> [Prompt] Starting at the top of the listing, extract every line up to and including the one with "4.27, 4.52, 4.73, 4.84]". Pictures stay out of the copy.

(Code that draws figures)
■ ■ ■

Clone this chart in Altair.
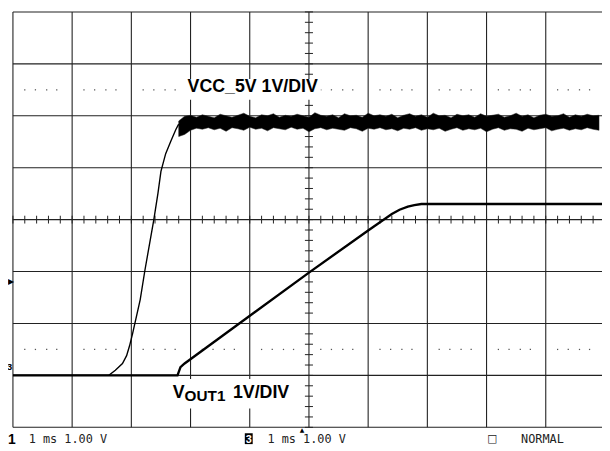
import altair as alt
import pandas as pd

# ---------------- data (time in ms, 1 ms/div; volts, 1 V/div) ----------------
X_DOMAIN = [0, 9.95]
Y_DOMAIN = [-1, 7]

grid_x = [0, 1, 2, 3, 4, 5, 6, 7, 8, 9]
grid_y = [-1, 0, 1, 2, 3, 4, 5, 6, 7]
center_x = 5
center_y = 3
dot_levels = [0.5, 5.5]
dot_fracs = [0.2, 0.38, 0.57, 0.74]

# VCC_5V rising edge
vcc_t = [0, 1.62, 1.73, 1.85, 1.92, 1.97, 2.02, 2.15, 2.23, 2.38, 2.45, 2.50,
         2.58, 2.67, 2.75, 2.80]
vcc_v = [0, 0, 0.10, 0.23, 0.38, 0.57, 0.80, 1.46, 2.03, 3.00, 3.51, 3.93,
         4.27, 4.52, 4.73, 4.84]

# VCC_5V settled (noisy band: upper / lower envelope)
noise_hi = [4.90, 4.99, 5.01, 4.97, 5.02, 4.99, 4.96, 5.03, 5.00, 4.97,
            5.01, 5.05, 4.99, 4.96, 5.02, 5.00, 5.04, 4.97, 5.01, 4.99,
            5.03, 5.00, 4.97, 5.06, 5.01, 4.99, 5.02, 4.96, 5.04, 5.00,
            5.01, 4.97, 5.05, 5.00, 5.02, 4.99, 5.03, 4.96, 5.01, 5.04,
            4.99, 5.02, 4.97, 5.05, 5.00, 5.01, 4.96, 5.03, 5.00, 5.02,
            4.97, 5.04, 4.99, 5.01, 5.03, 4.97, 5.00, 5.05, 4.99, 5.02,
            4.96, 5.01, 5.03, 4.99, 5.00, 5.04, 4.97, 5.02, 4.99, 5.03,
            5.00, 5.01]
noise_lo = [4.60, 4.64, 4.72, 4.76, 4.74, 4.77, 4.73, 4.76, 4.70, 4.77,
            4.75, 4.72, 4.78, 4.74, 4.76, 4.71, 4.77, 4.75, 4.73, 4.78,
            4.74, 4.76, 4.69, 4.75, 4.77, 4.73, 4.76, 4.74, 4.72, 4.77,
            4.75, 4.70, 4.76, 4.74, 4.77, 4.73, 4.75, 4.71, 4.76, 4.74,
            4.77, 4.72, 4.75, 4.73, 4.76, 4.70, 4.74, 4.77, 4.72, 4.75,
            4.73, 4.76, 4.69, 4.74, 4.77, 4.72, 4.75, 4.74, 4.70, 4.76,
            4.73, 4.75, 4.77, 4.71, 4.74, 4.76, 4.72, 4.75, 4.73, 4.77,
            4.74, 4.72]
noise_t = [round(2.8 + 0.1 * i, 2) for i in range(len(noise_hi))]

# VOUT1 soft-start ramp
vout_t = [0, 2.78, 2.83, 2.90, 5.0, 6.0, 6.4, 6.53, 6.67, 6.78, 6.9, 9.95]
vout_v = [0, 0, 0.16, 0.23, 1.98, 2.79, 3.11, 3.19, 3.25, 3.28, 3.30, 3.30]

W, H = 597, 421

xs = alt.Scale(domain=X_DOMAIN, nice=False, zero=False)
ys = alt.Scale(domain=Y_DOMAIN, nice=False, zero=False)

def X(f):
    return alt.X(f + ":Q", scale=xs, axis=None)

def Y(f):
    return alt.Y(f + ":Q", scale=ys, axis=None)

GRID = "#222"

vgrid = alt.Chart(pd.DataFrame({"gx": grid_x})).mark_rule(
    color=GRID, strokeWidth=1.1).encode(x=X("gx"), y=alt.value(0), y2=alt.value(H))
hgrid = alt.Chart(pd.DataFrame({"gy": grid_y})).mark_rule(
    color=GRID, strokeWidth=1.1).encode(y=Y("gy"), x=alt.value(0), x2=alt.value(W))

tx = [round(0.2 * k, 2) for k in range(50)]
xticks = alt.Chart(pd.DataFrame({"tx": tx, "a": [center_y - 0.075] * len(tx),
                                 "b": [center_y + 0.075] * len(tx)})).mark_rule(
    color=GRID, strokeWidth=1).encode(x=X("tx"), y=Y("a"), y2="b:Q")
ty = [round(-1 + 0.2 * k, 2) for k in range(41)]
yticks = alt.Chart(pd.DataFrame({"ty": ty, "a": [center_x - 0.068] * len(ty),
                                 "b": [center_x + 0.068] * len(ty)})).mark_rule(
    color=GRID, strokeWidth=1).encode(y=Y("ty"), x=X("a"), x2="b:Q")

dots_rows = [{"dx": i + f, "dy": lv} for lv in dot_levels for i in range(10) for f in dot_fracs]
dots = alt.Chart(pd.DataFrame(dots_rows)).mark_square(
    size=1.6, color="#555", opacity=1).encode(x=X("dx"), y=Y("dy"))

# label background boxes (white, hide grid behind text)
box_vcc = alt.Chart(pd.DataFrame({"k": [0]})).mark_rect(color="white").encode(
    x=alt.value(174), x2=alt.value(312), y=alt.value(68), y2=alt.value(89))
box_vout = alt.Chart(pd.DataFrame({"k": [0]})).mark_rect(color="white").encode(
    x=alt.value(159), x2=alt.value(287), y=alt.value(372), y2=alt.value(402))

noise = alt.Chart(pd.DataFrame({"t": noise_t, "hi": noise_hi, "lo": noise_lo})).mark_area(
    color="#000", clip=True, stroke="#222", strokeWidth=0.5, interpolate="linear").encode(
    x=X("t"), y=Y("hi"), y2="lo:Q")

vcc = alt.Chart(pd.DataFrame({"t": vcc_t, "v": vcc_v})).mark_line(
    color="#000", strokeWidth=1.4, clip=True).encode(x=X("t"), y=Y("v"))

vout = alt.Chart(pd.DataFrame({"t": vout_t, "v": vout_v})).mark_line(
    color="#000", strokeWidth=2.4, clip=True).encode(x=X("t"), y=Y("v"))

def txt(s, x, y, size, weight="normal", font="Liberation Sans", color="#000",
        align="left", baseline="alphabetic"):
    return alt.Chart(pd.DataFrame({"s": [s]})).mark_text(
        text=s, fontSize=size, fontWeight=weight, font=font, color=color,
        align=align, baseline=baseline).encode(x=alt.value(x), y=alt.value(y))

labels = [
    txt("VCC_5V 1V/DIV", 177, 81, 18, "bold"),
    txt("V", 162, 391, 18, "bold"),
    txt("OUT1", 174, 394, 15.5, "bold"),
    txt("1V/DIV", 223, 391, 18, "bold"),
]

MONO = "DejaVu Sans Mono"
inv_box = alt.Chart(pd.DataFrame({"k": [0]})).mark_rect(color="#000").encode(
    x=alt.value(235), x2=alt.value(243), y=alt.value(427), y2=alt.value(438))

outside = [
    txt("\u25B6", -5, 274, 8, align="left", baseline="middle", font="DejaVu Sans"),
    txt("3", -3.5, 360, 10, "bold", align="center", baseline="middle"),
    txt("1", -5, 437.5, 14, "bold", align="left"),
    txt("1 ms 1.00 V", 16, 436.5, 12, font=MONO, color="#222"),
    inv_box,
    txt("3", 239, 436.5, 11, "bold", color="white", align="center"),
    txt("1 ms 1.00 V", 258, 437, 12, font=MONO, color="#222"),
    txt("\u25B2", 293, 423.5, 6, align="center", baseline="middle", font="DejaVu Sans"),
    txt("\u25A1", 486, 436, 11, font="DejaVu Sans", align="center", color="#222"),
    txt("NORMAL", 515, 436.5, 12, font=MONO, color="#222"),
]

chart = alt.layer(
    vgrid, hgrid, xticks, yticks, dots, box_vcc, box_vout,
    noise, vcc, vout, *labels, *outside
).properties(
    width=W, height=H,
    autosize=alt.AutoSizeParams(type="none"),
    padding={"left": 5, "top": 1, "right": 0, "bottom": 20},
    background="white",
).configure_view(strokeWidth=0)

chart.save("out.html", embed_options={"renderer": "svg", "actions": False})
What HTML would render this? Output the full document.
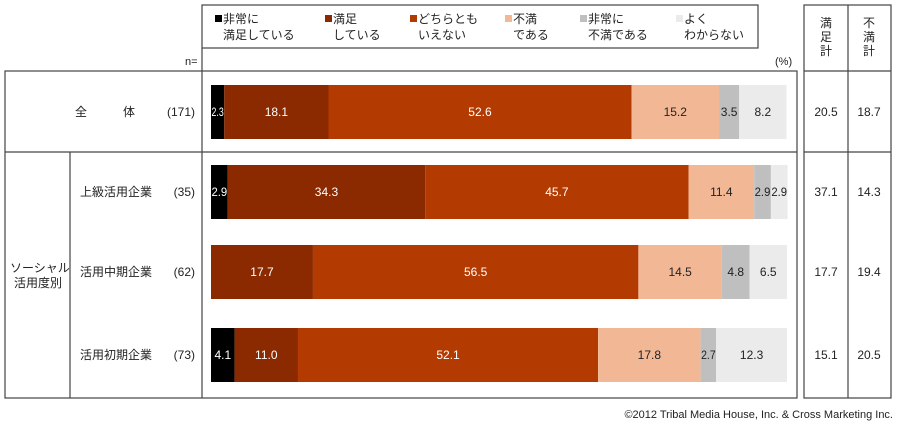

■ ■ ■

> [Result below]
Clone this chart in Altair.
import altair as alt
import pandas as pd

# ---------------- data (time in ms, 1 ms/div; volts, 1 V/div) ----------------
X_DOMAIN = [0, 9.95]
Y_DOMAIN = [-1, 7]

grid_x = [0, 1, 2, 3, 4, 5, 6, 7, 8, 9]
grid_y = [-1, 0, 1, 2, 3, 4, 5, 6, 7]
center_x = 5
center_y = 3
dot_levels = [0.5, 5.5]
dot_fracs = [0.2, 0.38, 0.57, 0.74]

# VCC_5V rising edge
vcc_t = [0, 1.62, 1.73, 1.85, 1.92, 1.97, 2.02, 2.15, 2.23, 2.38, 2.45, 2.50,
         2.58, 2.67, 2.75, 2.80]
vcc_v = [0, 0, 0.10, 0.23, 0.38, 0.57, 0.80, 1.46, 2.03, 3.00, 3.51, 3.93,
         4.27, 4.52, 4.73, 4.84]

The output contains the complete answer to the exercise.